Dans un monde globalisé où la conquête de nouvelles parts de marchés est une exigence de survie, la Sonatel aurait tort de ne pas adopter une stratégie de relais de croissance. Avec l’appui des dirigeants régimes, elle semble s’y atteler et de manière plus marquée, ces quinze dernières années. L’Etat sénégalais a donc accompagné la vision des dirigeants sénégalais, sans doute. Mais sans le modèle économique partagé entre Orange et Sénégal, le succès n’était pas forcément garanti.

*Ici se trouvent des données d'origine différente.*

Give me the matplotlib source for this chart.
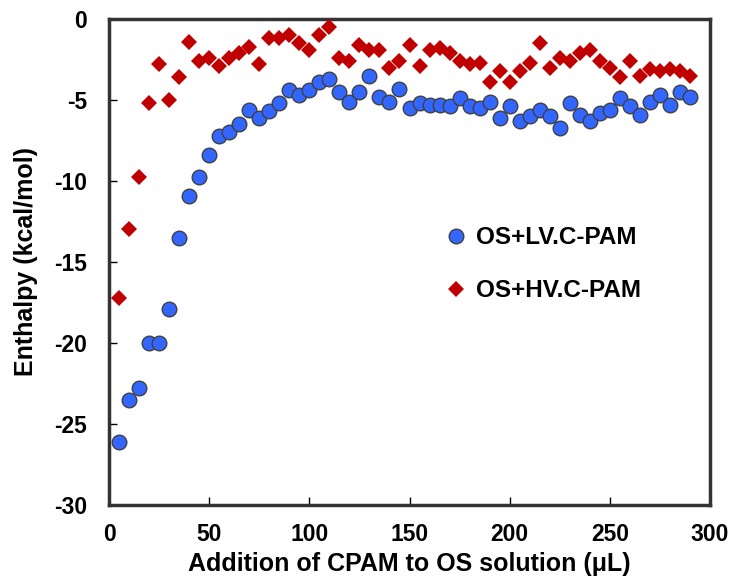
import matplotlib
matplotlib.use("Agg")
import numpy as np
from matplotlib import pyplot as plt

plt.rcParams["font.family"] = ["Liberation Sans", "DejaVu Sans"]
plt.rcParams["font.weight"] = "bold"
plt.rcParams["axes.unicode_minus"] = False

volume = list(range(5, 295, 5))

lv_enthalpy = [
    -26.1, -23.5, -22.8, -20.0, -20.0, -17.9, -13.5, -10.9, -9.75, -8.4,
    -7.2, -7.0, -6.5, -5.6, -6.1, -5.7, -5.2, -4.4, -4.7, -4.4,
    -3.9, -3.7, -4.5, -5.1, -4.5, -3.5, -4.8, -5.1, -4.3, -5.5,
    -5.2, -5.3, -5.3, -5.4, -4.9, -5.4, -5.5, -5.1, -6.1, -5.4,
    -6.3, -6.0, -5.6, -6.0, -6.7, -5.2, -5.9, -6.3, -5.8, -5.6,
    -4.9, -5.4, -5.9, -5.1, -4.7, -5.3, -4.5, -4.8,
]
hv_enthalpy = [
    -17.2, -12.95, -9.75, -5.2, -2.8, -5.0, -3.6, -1.4, -2.6, -2.4,
    -2.9, -2.4, -2.1, -1.7, -2.8, -1.2, -1.2, -1.0, -1.5, -1.9,
    -1.0, -0.5, -2.4, -2.6, -1.6, -1.9, -1.9, -3.0, -2.6, -1.6,
    -2.9, -1.9, -1.8, -2.1, -2.6, -2.8, -2.7, -3.9, -3.2, -3.9,
    -3.2, -2.7, -1.5, -3.0, -2.4, -2.6, -2.1, -1.9, -2.6, -3.0,
    -3.6, -2.6, -3.5, -3.1, -3.2, -3.1, -3.2, -3.5,
]
labels = ["OS+LV.C-PAM", "OS+HV.C-PAM"]

fig = plt.figure(figsize=(7.34, 5.79), dpi=100)
ax = fig.add_axes([109 / 734, 1 - 505 / 579, 601 / 734, 486 / 579])

ax.plot(volume, lv_enthalpy, "o", color="#3366FF", markeredgecolor="#404040",
        markeredgewidth=1.0, markersize=10.5, label=labels[0], zorder=3)
ax.plot(volume, hv_enthalpy, "D", color="#C00000", markeredgewidth=0,
        markersize=8.5, label=labels[1], zorder=3)

ax.set_xlim(0, 300)
ax.set_ylim(-30, 0)
ax.set_xticks(np.arange(0, 301, 50))
ax.set_yticks(np.arange(-30, 1, 5))
ax.tick_params(direction="in", length=6, width=1, labelsize=16.5,
               top=False, right=False)
ax.tick_params(axis="x", pad=13)
ax.tick_params(axis="y", pad=16)
for lbl in ax.get_xticklabels() + ax.get_yticklabels():
    lbl.set_fontweight("bold")
for sp in ax.spines.values():
    sp.set_linewidth(2.5)
    sp.set_color("#333333")

ax.set_xlabel("Addition of CPAM to OS solution (μL)", fontsize=18,
              fontweight="bold", labelpad=4)
ax.set_ylabel("Enthalpy (kcal/mol)", fontsize=18, fontweight="bold", labelpad=11)

ax.legend(loc="upper left", bbox_to_anchor=(0.517, 0.619), frameon=False,
          labelspacing=1.25, handletextpad=0.2, handlelength=1.2,
          prop={"weight": "bold", "size": 17.5})

fig.savefig("out.png", dpi=100)
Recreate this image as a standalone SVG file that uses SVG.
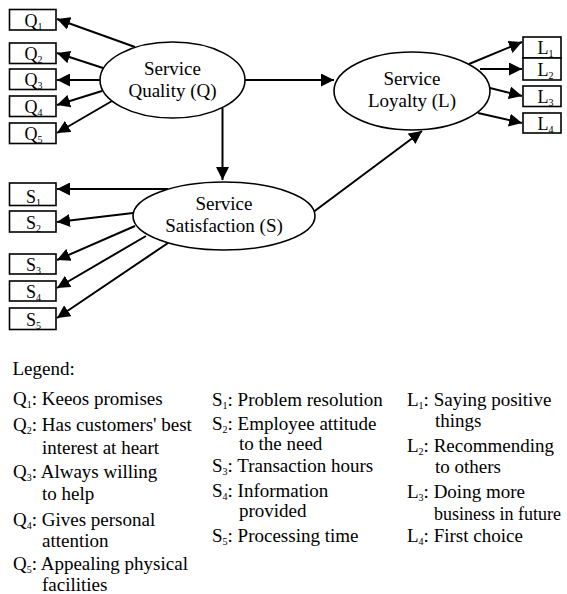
<svg xmlns="http://www.w3.org/2000/svg" width="567" height="594" viewBox="0 0 567 594">
<style>
text{font-family:"Liberation Serif","Times New Roman",serif;fill:#000}
.box{fill:#fff;stroke:#000;stroke-width:1.6}
.ell{fill:#fff;stroke:#000;stroke-width:1.6}
.lbl{font-size:18px}
.ett{font-size:19px;text-anchor:middle}
.leg{font-size:19px}
.sub{font-size:10px}
.con line{stroke:#000;stroke-width:2;marker-end:url(#ah)}
</style>
<defs>
<marker id="ah" markerUnits="userSpaceOnUse" markerWidth="13" markerHeight="13" refX="13" refY="6.5" orient="auto">
<path d="M0,0 L13,6.5 L0,13 z" fill="#000"/>
</marker>
</defs>
<g id="connectors" class="con">
<line x1="135" y1="47" x2="57" y2="19"/>
<line x1="103" y1="68" x2="57" y2="53"/>
<line x1="100" y1="80" x2="57" y2="80"/>
<line x1="102" y1="91" x2="57" y2="105"/>
<line x1="112" y1="101" x2="57" y2="133"/>
<line x1="245" y1="80" x2="334" y2="80"/>
<line x1="222.5" y1="108" x2="222.5" y2="180"/>
<line x1="312" y1="213" x2="422" y2="131"/>
<line x1="469" y1="64" x2="522" y2="42"/>
<line x1="480" y1="69" x2="522" y2="69"/>
<line x1="482" y1="86" x2="522" y2="96"/>
<line x1="478" y1="113" x2="522" y2="123"/>
<line x1="168" y1="189" x2="57" y2="189"/>
<line x1="133" y1="213" x2="57" y2="222"/>
<line x1="135" y1="226" x2="57" y2="260"/>
<line x1="146" y1="236" x2="57" y2="288"/>
<line x1="168" y1="243" x2="57" y2="318"/>
</g>
<g id="Q">
<ellipse class="ell" cx="172.5" cy="80" rx="72.5" ry="38"/>
<text class="ett" x="172.5" y="75">Service</text>
<text class="ett" x="172.5" y="97">Quality (Q)</text>
</g>
<g id="L">
<ellipse class="ell" cx="412" cy="91" rx="78" ry="39"/>
<text class="ett" x="412" y="85">Service</text>
<text class="ett" x="412" y="107">Loyalty (L)</text>
</g>
<g id="S">
<ellipse class="ell" cx="224" cy="216" rx="91" ry="34"/>
<text class="ett" x="224" y="210">Service</text>
<text class="ett" x="224" y="232">Satisfaction (S)</text>
</g>
<g id="Q1"><rect class="box" x="9.5" y="9.5" width="46.5" height="20.5"/><text class="lbl" x="24.5" y="26.5">Q<tspan class="sub" dy="3">1</tspan></text></g>
<g id="Q2"><rect class="box" x="9.5" y="43" width="46.5" height="20.5"/><text class="lbl" x="24.5" y="60">Q<tspan class="sub" dy="3">2</tspan></text></g>
<g id="Q3"><rect class="box" x="9.5" y="69" width="46.5" height="20.5"/><text class="lbl" x="24.5" y="86">Q<tspan class="sub" dy="3">3</tspan></text></g>
<g id="Q4"><rect class="box" x="9.5" y="96" width="46.5" height="20.5"/><text class="lbl" x="24.5" y="113">Q<tspan class="sub" dy="3">4</tspan></text></g>
<g id="Q5"><rect class="box" x="9.5" y="123" width="46.5" height="20.5"/><text class="lbl" x="24.5" y="140">Q<tspan class="sub" dy="3">5</tspan></text></g>
<g id="S1"><rect class="box" x="9.5" y="183" width="46.5" height="22.5"/><text class="lbl" x="26" y="202.5">S<tspan class="sub" dy="3">1</tspan></text></g>
<g id="S2"><rect class="box" x="9.5" y="211" width="46.5" height="21"/><text class="lbl" x="26" y="229">S<tspan class="sub" dy="3">2</tspan></text></g>
<g id="S3"><rect class="box" x="9.5" y="254" width="46.5" height="20"/><text class="lbl" x="26" y="271">S<tspan class="sub" dy="3">3</tspan></text></g>
<g id="S4"><rect class="box" x="9.5" y="281" width="46.5" height="20"/><text class="lbl" x="26" y="298">S<tspan class="sub" dy="3">4</tspan></text></g>
<g id="S5"><rect class="box" x="9.5" y="308" width="46.5" height="21.5"/><text class="lbl" x="26" y="326">S<tspan class="sub" dy="3">5</tspan></text></g>
<g id="L1"><rect class="box" x="523" y="37" width="38" height="21"/><text class="lbl" x="537.5" y="54">L<tspan class="sub" dy="3">1</tspan></text></g>
<g id="L2"><rect class="box" x="523" y="58" width="38" height="22"/><text class="lbl" x="537.5" y="76">L<tspan class="sub" dy="3">2</tspan></text></g>
<g id="L3"><rect class="box" x="523" y="86" width="38" height="20.5"/><text class="lbl" x="537.5" y="102.5">L<tspan class="sub" dy="3">3</tspan></text></g>
<g id="L4"><rect class="box" x="523" y="113" width="38" height="20"/><text class="lbl" x="537.5" y="129.5">L<tspan class="sub" dy="3">4</tspan></text></g>
<g id="legend" class="leg">
<text x="12.5" y="375">Legend:</text>
<text x="13" y="405">Q<tspan class="sub" dy="3">1</tspan><tspan dy="-3">: Keeos promises</tspan></text>
<text x="13" y="431">Q<tspan class="sub" dy="3">2</tspan><tspan dy="-3">: Has customers' best</tspan></text>
<text x="42" y="454">interest at heart</text>
<text x="13" y="478">Q<tspan class="sub" dy="3">3</tspan><tspan dy="-3">: Always willing</tspan></text>
<text x="42" y="500">to help</text>
<text x="13" y="526">Q<tspan class="sub" dy="3">4</tspan><tspan dy="-3">: Gives personal</tspan></text>
<text x="42" y="547">attention</text>
<text x="13" y="570">Q<tspan class="sub" dy="3">5</tspan><tspan dy="-3">: Appealing physical</tspan></text>
<text x="42" y="591">facilities</text>
<text x="212" y="406">S<tspan class="sub" dy="3">1</tspan><tspan dy="-3">: Problem resolution</tspan></text>
<text x="212" y="430">S<tspan class="sub" dy="3">2</tspan><tspan dy="-3">: Employee attitude</tspan></text>
<text x="239" y="450">to the need</text>
<text x="212" y="472">S<tspan class="sub" dy="3">3</tspan><tspan dy="-3">: Transaction hours</tspan></text>
<text x="212" y="497">S<tspan class="sub" dy="3">4</tspan><tspan dy="-3">: Information</tspan></text>
<text x="239" y="517">provided</text>
<text x="212" y="542">S<tspan class="sub" dy="3">5</tspan><tspan dy="-3">: Processing time</tspan></text>
<text x="407" y="406">L<tspan class="sub" dy="3">1</tspan><tspan dy="-3">: Saying positive</tspan></text>
<text x="435" y="427">things</text>
<text x="407" y="452">L<tspan class="sub" dy="3">2</tspan><tspan dy="-3">: Recommending</tspan></text>
<text x="435" y="473">to others</text>
<text x="407" y="498">L<tspan class="sub" dy="3">3</tspan><tspan dy="-3">: Doing more</tspan></text>
<text x="434" y="520" font-size="18">business in future</text>
<text x="407" y="542">L<tspan class="sub" dy="3">4</tspan><tspan dy="-3">: First choice</tspan></text>
</g>
</svg>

Néanmoins, la Sonatel devrait garder l’œil sur le viseur, et éviter d’être entraînée dans une logique de diversification et de mutation technologique, nuisible à ses équilibres macroéconomiques et sociaux. La froide logique des grands groupes les conduit souvent à des options purement mercantilistes, au détriment de l’équilibre social et économique d’entreprises stratégiques comme la Sonatel, évoluant dans un contexte socio-économique particulier. Les dirigeants de la Sonatel, l’Etat, l’organe de régulation, les partenaires sociaux, les associations de consommateurs ont l’impérieux devoir de garder ce cap de la performance. Le secteur des télécoms fait partie des moteurs de croissance sur lesquels le Plan Sénégal émergent, compte pour notre décollage économique.